Customs – Re-export of goods
HMRC have issued a new ‘Customs information paper’ following the publication of a recent ECJ decision. The ECJ heard two joined cases from UK businesses concerning the incorrect use of Customs Procedure Codes (CPC) on the re-export of goods which had been originally imported into the UK under the duty suspension regime.
When the goods were re-exported an incorrect CPC was used (10 00 instead of 31 51). HMRC took the view that the use of an incorrect CPC gave rise to a duty debt. HMRC would not then agree to requests from the businesses concerned to revise the declarations. The businesses appeared to have acted in good faith and were not obviously negligent.

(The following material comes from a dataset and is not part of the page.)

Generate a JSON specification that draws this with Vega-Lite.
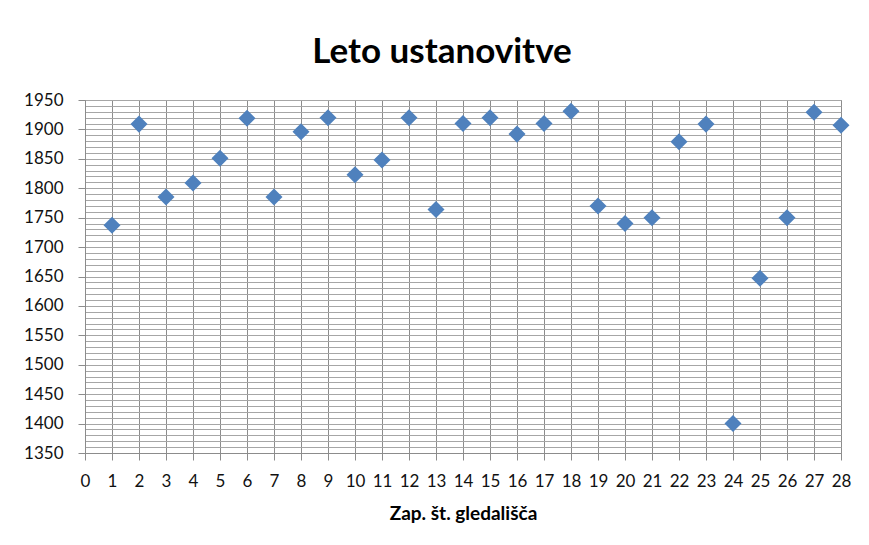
{
  "$schema": "https://vega.github.io/schema/vega-lite/v6.json",
  "width": 756,
  "height": 353,
  "autosize": "none",
  "padding": {"left": 85, "top": 100, "right": 28, "bottom": 92},
  "background": "white",
  "title": {
    "text": "Leto ustanovitve",
    "font": "Lato",
    "fontSize": 35,
    "fontWeight": "bold",
    "color": "#000000",
    "anchor": "middle",
    "frame": "group",
    "dx": -21,
    "offset": 21
  },
  "data": {
    "values": [
      {"st": 1, "leto": 1737},
      {"st": 2, "leto": 1909},
      {"st": 3, "leto": 1785},
      {"st": 4, "leto": 1809},
      {"st": 5, "leto": 1851},
      {"st": 6, "leto": 1919},
      {"st": 7, "leto": 1785},
      {"st": 8, "leto": 1896},
      {"st": 9, "leto": 1920},
      {"st": 10, "leto": 1823},
      {"st": 11, "leto": 1848},
      {"st": 12, "leto": 1920},
      {"st": 13, "leto": 1764},
      {"st": 14, "leto": 1910},
      {"st": 15, "leto": 1920},
      {"st": 16, "leto": 1892},
      {"st": 17, "leto": 1910},
      {"st": 18, "leto": 1931},
      {"st": 19, "leto": 1770},
      {"st": 20, "leto": 1740},
      {"st": 21, "leto": 1750},
      {"st": 22, "leto": 1879},
      {"st": 23, "leto": 1909},
      {"st": 24, "leto": 1400},
      {"st": 25, "leto": 1647},
      {"st": 26, "leto": 1750},
      {"st": 27, "leto": 1929},
      {"st": 28, "leto": 1907}
    ]
  },
  "mark": {"type": "point", "shape": "diamond", "filled": true, "size": 290, "color": "#4F81BD", "opacity": 1, "clip": false},
  "encoding": {
    "x": {
      "field": "st",
      "type": "quantitative",
      "scale": {"domain": [0, 28], "nice": false, "zero": false},
      "axis": {
        "title": "Zap. št. gledališča",
        "values": [0,1,2,3,4,5,6,7,8,9,10,11,12,13,14,15,16,17,18,19,20,21,22,23,24,25,26,27,28],
        "format": "d",
        "grid": true,
        "gridColor": "#8c8c8c",
        "gridWidth": 1,
        "domainColor": "#8c8c8c",
        "tickColor": "#8c8c8c",
        "tickSize": 7,
        "labelFont": "Lato",
        "labelFontSize": 17,
        "labelColor": "#111111",
        "labelPadding": 13,
        "labelFlush": false,
        "labelOverlap": false,
        "titleFont": "Lato",
        "titleFontSize": 19,
        "titleFontWeight": "bold",
        "titleColor": "#000000",
        "titlePadding": 15
      }
    },
    "y": {
      "field": "leto",
      "type": "quantitative",
      "scale": {"domain": [1350, 1950], "nice": false, "zero": false},
      "axis": {
        "title": null,
        "values": [1350,1360,1370,1380,1390,1400,1410,1420,1430,1440,1450,1460,1470,1480,1490,1500,1510,1520,1530,1540,1550,1560,1570,1580,1590,1600,1610,1620,1630,1640,1650,1660,1670,1680,1690,1700,1710,1720,1730,1740,1750,1760,1770,1780,1790,1800,1810,1820,1830,1840,1850,1860,1870,1880,1890,1900,1910,1920,1930,1940,1950],
        "format": "d",
        "labelExpr": "datum.value % 50 === 0 ? datum.label : ''",
        "grid": true,
        "gridColor": "#a6a6a6",
        "gridWidth": 1,
        "domainColor": "#8c8c8c",
        "tickColor": {"condition": {"test": "datum.value % 50 !== 0", "value": "transparent"}, "value": "#8c8c8c"},
        "tickSize": 7,
        "labelFont": "Lato",
        "labelFontSize": 17,
        "labelColor": "#111111",
        "labelPadding": 15,
        "labelFlush": false,
        "labelOverlap": false
      }
    }
  },
  "config": {
    "view": {"stroke": "#8c8c8c"}
  }
}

The ECJ ultimately ruled that traders are permitted to revise the export declarations provided that HMRC is satisfied that the objectives of the customs procedure have not been threatened. This mainly relates to being able to verify that the goods have been re-exported and that appropriate measures can be taken to regularise the use of incorrect CPC code.

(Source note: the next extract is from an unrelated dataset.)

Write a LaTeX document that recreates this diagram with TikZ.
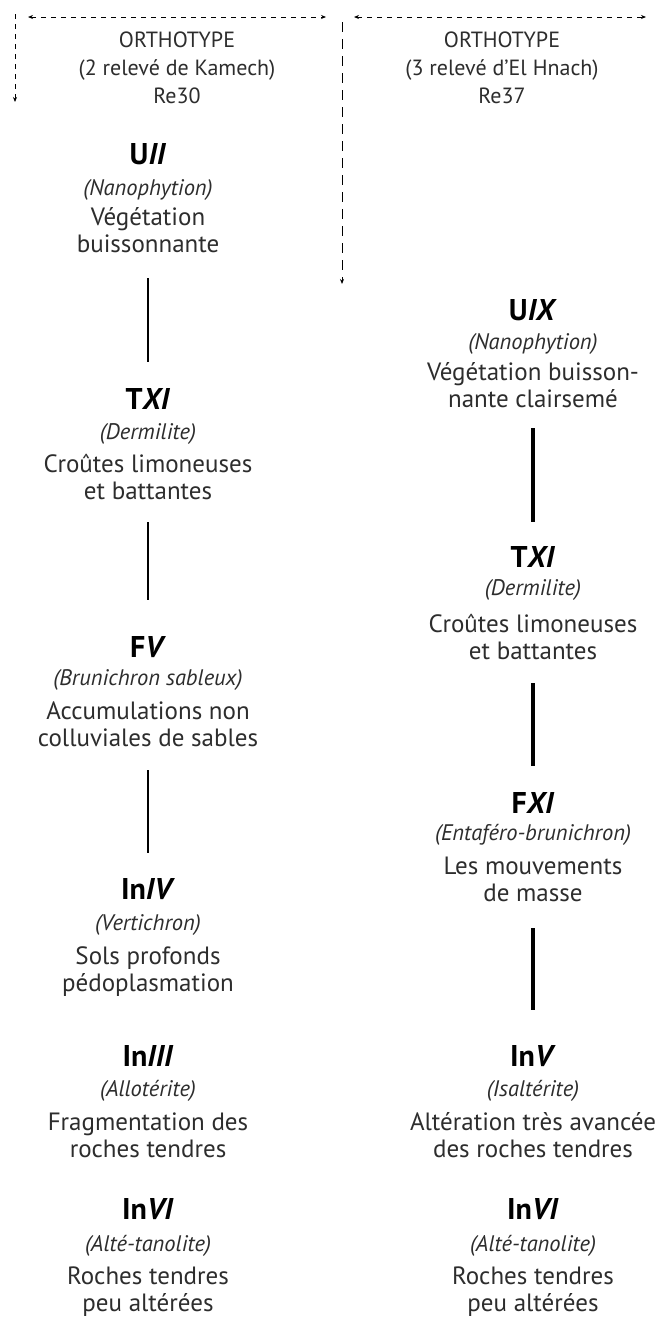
\documentclass[tikz,border=0pt]{standalone}
\usepackage{fontspec}
\setmainfont{PT Sans}
\usetikzlibrary{arrows.meta}
\definecolor{ink}{RGB}{45,45,45}
\tikzset{
  hdr/.style={font=\fontsize{22}{28}\selectfont, align=center, inner sep=0pt, text=ink, anchor=south},
  ttl/.style={font=\fontsize{30}{32}\selectfont\bfseries, inner sep=0pt, text=black, anchor=base},
  lat/.style={font=\fontsize{22.5}{25}\selectfont\itshape, inner sep=0pt, text=ink, anchor=base},
  dsc/.style={font=\fontsize{25}{27}\selectfont, align=center, inner sep=0pt, text=ink, anchor=south},
  thinlink/.style={draw=black, line width=1.3pt},
  thicklink/.style={draw=black, line width=4.2pt},
  dasharrow/.style={draw=black, line width=1pt, dash pattern=on 5pt off 5pt, -{Stealth[length=5pt,width=4pt]}},
  dasharrows/.style={draw=black, line width=1pt, dash pattern=on 5pt off 5pt, {Stealth[length=5pt,width=4pt]}-{Stealth[length=5pt,width=4pt]}},
}
\begin{document}
\begin{tikzpicture}[x=1pt,y=-1pt]
\useasboundingbox[fill=white] (0,0) rectangle (661,1320);

% header arrows
\coordinate (ha1) at (28,17);
\coordinate (ha2) at (326,17);
\coordinate (hb1) at (354,17);
\coordinate (hb2) at (646,17);
\coordinate (va1) at (15,14);
\coordinate (va2) at (15,102);
\coordinate (vb1) at (342,22);
\coordinate (vb2) at (342,284);
\draw[dasharrows] (ha1) -- (ha2);
\draw[dasharrows] (hb1) -- (hb2);
\draw[dasharrow] (va1) -- (va2);
\draw[dasharrow, dash pattern=on 10pt off 7pt] (vb1) -- (vb2);

% headers
\node[hdr] (hL) at (177,104) {ORTHOTYPE\\(2 relevé de Kamech)\\Re30};
\node[hdr] (hR) at (502,104) {ORTHOTYPE\\(3 relevé d'El Hnach)\\Re37};

% left column
\node[ttl] (tL1) at (148,164) {U\textit{II}};
\node[lat] (lL1) at (148,195) {(Nanophytion)};
\node[dsc] (dL1) at (148,253) {Végétation\\buissonnante};

\node[ttl] (tL2) at (148,409) {T\textit{XI}};
\node[lat] (lL2) at (148,439) {(Dermilite)};
\node[dsc] (dL2) at (148,500) {Croûtes limoneuses\\et battantes};

\node[ttl] (tL3) at (148,657) {F\textit{V}};
\node[lat] (lL3) at (148,685) {(Brunichron sableux)};
\node[dsc] (dL3) at (148,747) {Accumulations non\\colluviales de sables};

\node[ttl] (tL4) at (148,899) {In\textit{IV}};
\node[lat] (lL4) at (148,930) {(Vertichron)};
\node[dsc] (dL4) at (148,997) {Sols profonds\\pédoplasmation};

\node[ttl] (tL5) at (148,1066) {In\textit{III}};
\node[lat] (lL5) at (148,1096) {(Allotérite)};
\node[dsc] (dL5) at (148,1158) {Fragmentation des\\roches tendres};

\node[ttl] (tL6) at (148,1219) {In\textit{VI}};
\node[lat] (lL6) at (148,1251) {(Alté-tanolite)};
\node[dsc] (dL6) at (148,1317) {Roches tendres\\peu altérées};

% right column
\node[ttl] (tR1) at (533,320) {U\textit{IX}};
\node[lat] (lR1) at (533,349) {(Nanophytion)};
\node[dsc] (dR1) at (533,408) {Végétation buisson-\\nante clairsemé};

\node[ttl] (tR2) at (533,567) {T\textit{XI}};
\node[lat] (lR2) at (533,595) {(Dermilite)};
\node[dsc] (dR2) at (533,660) {Croûtes limoneuses\\et battantes};

\node[ttl] (tR3) at (533,813) {F\textit{XI}};
\node[lat] (lR3) at (533,840) {(Entaféro-brunichron)};
\node[dsc] (dR3) at (533,902) {Les mouvements\\de masse};

\node[ttl] (tR4) at (533,1066) {In\textit{V}};
\node[lat] (lR4) at (533,1096) {(Isaltérite)};
\node[dsc] (dR4) at (533,1158) {Altération très avancée\\des roches tendres};

\node[ttl] (tR5) at (533,1219) {In\textit{VI}};
\node[lat] (lR5) at (533,1251) {(Alté-tanolite)};
\node[dsc] (dR5) at (533,1317) {Roches tendres\\peu altérées};

% connectors
\draw[thinlink, shorten <=25pt, shorten >=26pt] (dL1.south) -- (dL1.south |- tL2.north);
\draw[thinlink, shorten <=22pt, shorten >=36pt] (dL2.south) -- (dL2.south |- tL3.north);
\draw[thinlink, shorten <=23pt, shorten >=25pt] (dL3.south) -- (dL3.south |- tL4.north);
\draw[thicklink, shorten <=20pt, shorten >=24pt] (dR1.south) -- (dR1.south |- tR2.north);
\draw[thicklink, shorten <=23pt, shorten >=26pt] (dR2.south) -- (dR2.south |- tR3.north);
\draw[thicklink, shorten <=26pt, shorten >=35pt] (dR3.south) -- (dR3.south |- tR4.north);
\end{tikzpicture}
\end{document}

HMRC now intends to review cases where businesses have:
- Submitted a protective claim under Articles 236/239 of the Customs Code
- Lodged an appeal with the VAT & Duties Tribunal and had that appeal stood behind the lead cases
HMRC will not review any claims by businesses that had customs debts prior to 14 January 2007 in circumstances where no protective claims were submitted or where an appeal was not stood behind the lead cases. HMRC will consider reviewing claims from this time period if it can be established that unforeseen circumstances or force majeure applied.